Prices for commodities are now rising because there are more buyers -- the ethanol producers and biodiesel producers -- so farmers will get more from buyers. This means that consumers will pay more for food. Higher corn prices mean that dairy farmers have to pay more for corn, resulting in higher prices for their products, milk and cheese. The higher cheese prices are blamed when pizza places announce they are raising their prices.

But why can't local growers, who use fewer inputs like fertilizer and gasoline, sell much cheaper? After all, a pasture-based system for cattle or a small tomato patch doesn't cost as much to run as 1,000 acres of corn.

At the farmers' markets, farmers don't get subsidies. And their costs, like the costs of the big farmers, are going up. Every tank of gas, every piece of plastic irrigation pipe -- all more expensive this year than last year. Land prices are rising, due to increased urban sprawl, so rents for land have gone up. In addition, most farmers' market farmers pay their staff fairly. Contrast American wages with wages in third-world countries where the big-box veggies are grown.

Still, farmers' market growers know what the prices are in the big-box stores, and try to set their own prices according to what the big guys are getting. When local fruits and vegetables are plentiful, you'll probably pay about the same at the rural farmers' market as you'll pay in the big-box stores. In urban markets, the prices will be higher.

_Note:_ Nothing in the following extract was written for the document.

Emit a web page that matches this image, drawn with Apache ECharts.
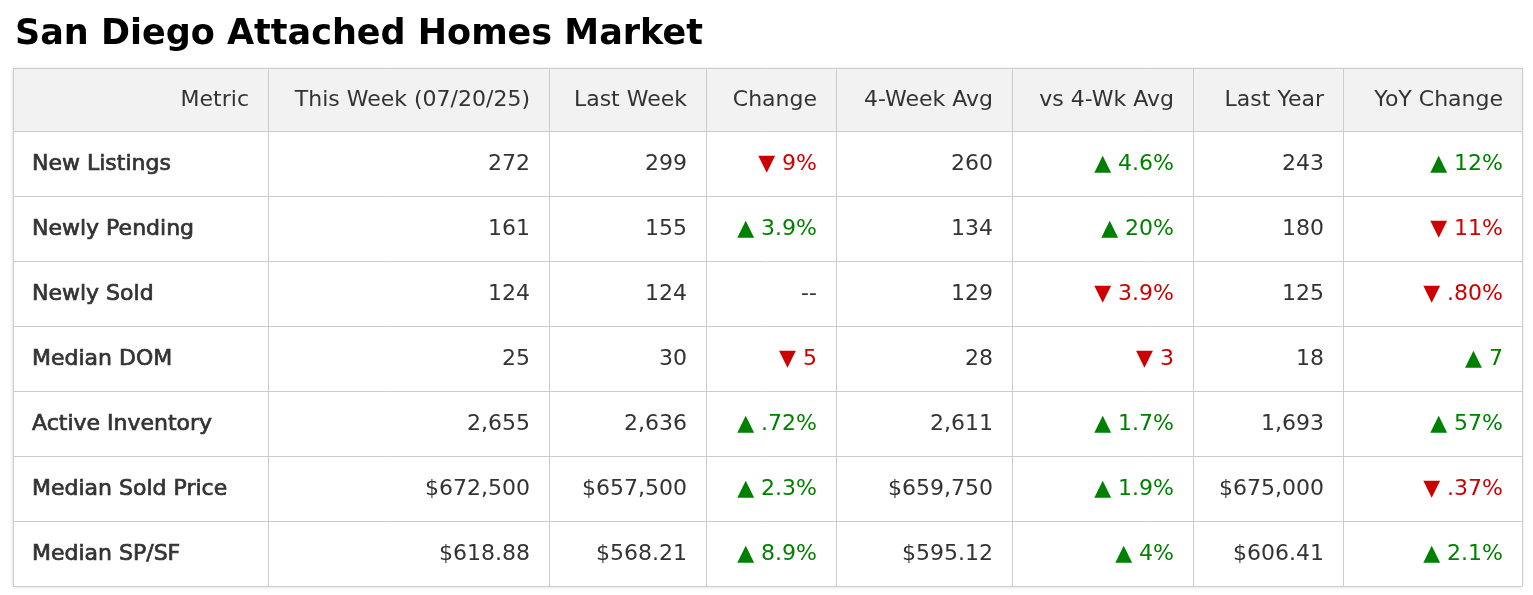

Selling to the urban market means the grower has to own a decent, large vehicle. A good pickup truck, say, or an SUV or van. And, obviously, the cost of gas, insurance and maintenance are much lower if you stay close to home. And, just as obviously, the employee that drives two hours to and from market costs a lot more than the employee that drives 15 minutes to town and back.

And maybe, just maybe, some of our producers will be able to look back on 2007 as the year they made minimum wage, just like their workers.